Master comes home in two days but I already know it’ll be another few days of chaos, then He’ll be gone again before I’ve even realized He was here. The separations are wearing thin. I don’t even feel like a slave anymore, let alone a cunt in a cage.
And it’s nobody’s fault, unless you want to blame God and the economy and Life. There’s talk of being able to fix this.. of lessening the travel and the separations but that would mean another move and the kids are quite opposed to that, understandably so. And I feel ripped right down the middle.
Yesterday proved to be a day from Hell. You know, I’ve been driving for 18 years and I’ve proudly proclaimed to anyone who’s made a disparaging remark about female drivers that I’ve never so much as had a fender bender. I’ve never hit anyone or anything, nor have I been hit. Until last night.. when driving on a road I know well, in the fog, and apparently “forgot” about the upcoming curve and stop sign. It just appeared, right in front of me. I had time to slam on the brakes and swerve, and slammed into the guard rail ~hard~ with the front passenger corner. We were all buckled in but got a little banged up. I made sure the kids were ok and other than being freaked out, as was I, they were. There will be some bruises this morning, I’m sure. We were only about two miles or so from home so once I extracted the car from the rail, which took a few back and forths, I drove home.. with something scraping disturbingly against the front tire all the way. Once there, I had to pry the passenger door open so my daughter could get out. The car is mangled, the headlight is pointing at the sky. And the kids were all watching me… closely… asking me over and over again “are you ok,mom?” I had to keep it together, you know? I had to be calm and clear-headed and play it all down in order to keep *them* calm.
The thing is, I didn’t know WHAT to do. I’ve never been in an accident before! I didn’t know if I should have stayed there and called the cops, or wtf. All I kept thinking was “I need Master”.. I NEEDED Him. And I couldn’t even call Him. I can’t reach Him where He is, unless He happens to be in His hotel room, which He wasn’t. I can leave a message and wait for Him to get it and call me back. Then I paced around the house, with the kids following me and hanging on me and I finally snapped at my daughter the last time she asked me if I was ok… I told her she HAD to stop asking me that. Please.
I hate feeling that lost. Hate it hate it hate it. For years and years I was independent and self-reliant because I didn’t want to rely on anyone. Because I hated feeling out of control. Had this happened pre-Master, I probably would have called the police. I mean, that’s what you do right? But my first thought last night was “what does Master want me to do?”.. so I went home.. and waited for His call. Waited for direction.
When He called, I cried. Not so much afraid of what He would say. He was glad that we were all ok.

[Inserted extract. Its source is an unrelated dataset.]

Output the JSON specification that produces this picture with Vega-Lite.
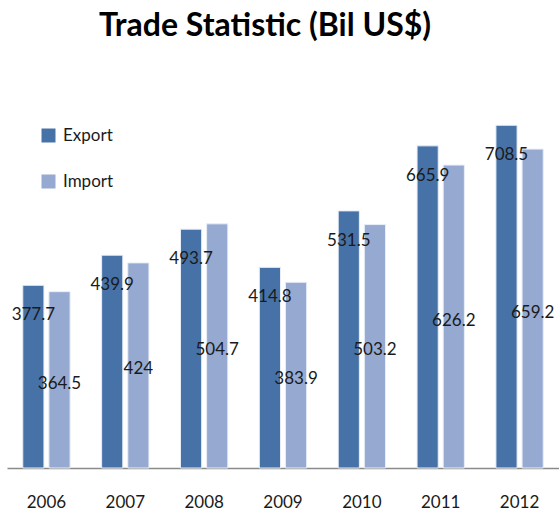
{
  "$schema": "https://vega.github.io/schema/vega-lite/v6.json",
  "autosize": "none",
  "width": 552,
  "height": 387,
  "padding": {"left": 7, "top": 81, "right": 0, "bottom": 49},
  "background": "white",
  "title": {
    "text": "Trade Statistic (Bil US$)",
    "font": "Lato",
    "fontSize": 32,
    "fontWeight": "bold",
    "color": "#000000",
    "anchor": "middle",
    "dx": -18,
    "offset": 38
  },
  "config": {"view": {"stroke": null}},
  "data": {
    "values": [
      {"year": "2006", "type": "Export", "value": 377.7},
      {"year": "2006", "type": "Import", "value": 364.5},
      {"year": "2007", "type": "Export", "value": 439.9},
      {"year": "2007", "type": "Import", "value": 424},
      {"year": "2008", "type": "Export", "value": 493.7},
      {"year": "2008", "type": "Import", "value": 504.7},
      {"year": "2009", "type": "Export", "value": 414.8},
      {"year": "2009", "type": "Import", "value": 383.9},
      {"year": "2010", "type": "Export", "value": 531.5},
      {"year": "2010", "type": "Import", "value": 503.2},
      {"year": "2011", "type": "Export", "value": 665.9},
      {"year": "2011", "type": "Import", "value": 626.2},
      {"year": "2012", "type": "Export", "value": 708.5},
      {"year": "2012", "type": "Import", "value": 659.2}
    ]
  },
  "encoding": {
    "x": {
      "field": "year",
      "type": "nominal",
      "scale": {"paddingInner": 0.4, "paddingOuter": 0.2},
      "axis": {
        "title": null,
        "labelAngle": 0,
        "labelFont": "Lato",
        "labelFontSize": 17,
        "labelColor": "#1a1a1a",
        "labelPadding": 26,
        "ticks": false,
        "domainColor": "#8a8a8a",
        "domainWidth": 1.5
      }
    },
    "xOffset": {
      "field": "type",
      "type": "nominal",
      "scale": {"paddingInner": 0.19}
    },
    "y": {
      "field": "value",
      "type": "quantitative",
      "scale": {"domain": [0, 800]},
      "axis": null
    }
  },
  "layer": [
    {
      "mark": {"type": "bar", "stroke": "#e8eef7", "strokeWidth": 1},
      "encoding": {
        "color": {
          "field": "type",
          "type": "nominal",
          "scale": {"domain": ["Export", "Import"], "range": ["#4672a8", "#95a9d1"]},
          "legend": {
            "title": null,
            "orient": "none",
            "legendX": 33,
            "legendY": 46,
            "padding": 0,
            "symbolType": "square",
            "symbolSize": 196,
            "symbolStrokeWidth": 0,
            "labelFont": "Lato",
            "labelFontSize": 17,
            "labelColor": "#1a1a1a",
            "labelOffset": 6,
            "rowPadding": 28
          }
        }
      }
    },
    {
      "transform": [{"filter": "datum.type === 'Export'"}],
      "mark": {"type": "text", "font": "Lato", "fontSize": 17, "color": "#1a1a1a", "dy": 30, "baseline": "middle"},
      "encoding": {"text": {"field": "value", "type": "quantitative"}}
    },
    {
      "transform": [
        {"filter": "datum.type === 'Import'"},
        {"calculate": "datum.value / 2", "as": "mid"}
      ],
      "mark": {"type": "text", "font": "Lato", "fontSize": 17, "color": "#1a1a1a", "dy": 4, "baseline": "middle"},
      "encoding": {
        "y": {"field": "mid", "type": "quantitative"},
        "text": {"field": "value", "type": "quantitative"}
      }
    }
  ]
}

There was just a few seconds of “what were you doing that you weren’t watching the road” but honestly, I don’t recall doing anything.. the rail was just THERE.. but He dropped that very quickly and took over… soothing me and telling me it was ok.. that He would take care of it when He got home.
I’m supposed to take pictures of the car and mail them to Him today. I don’t even want to look at the car.
Then.. shortly after that phone call, a fuse blew. Master showed me once something about fuses but fuck. I was already rattled and couldn’t remember a damn thing. Plus I had to go down into the creepy Blair Witch Basement.. alone.. in the dark.. to the farthest spider web covered corner. I know I was taking my chances with whatever I was doing because I had no CLUE what I was doing. But whatever.. it worked.
I miss my Master. I miss being taken care of. Why does my life seem to be a series of making one person miserable in order to make someone else happy?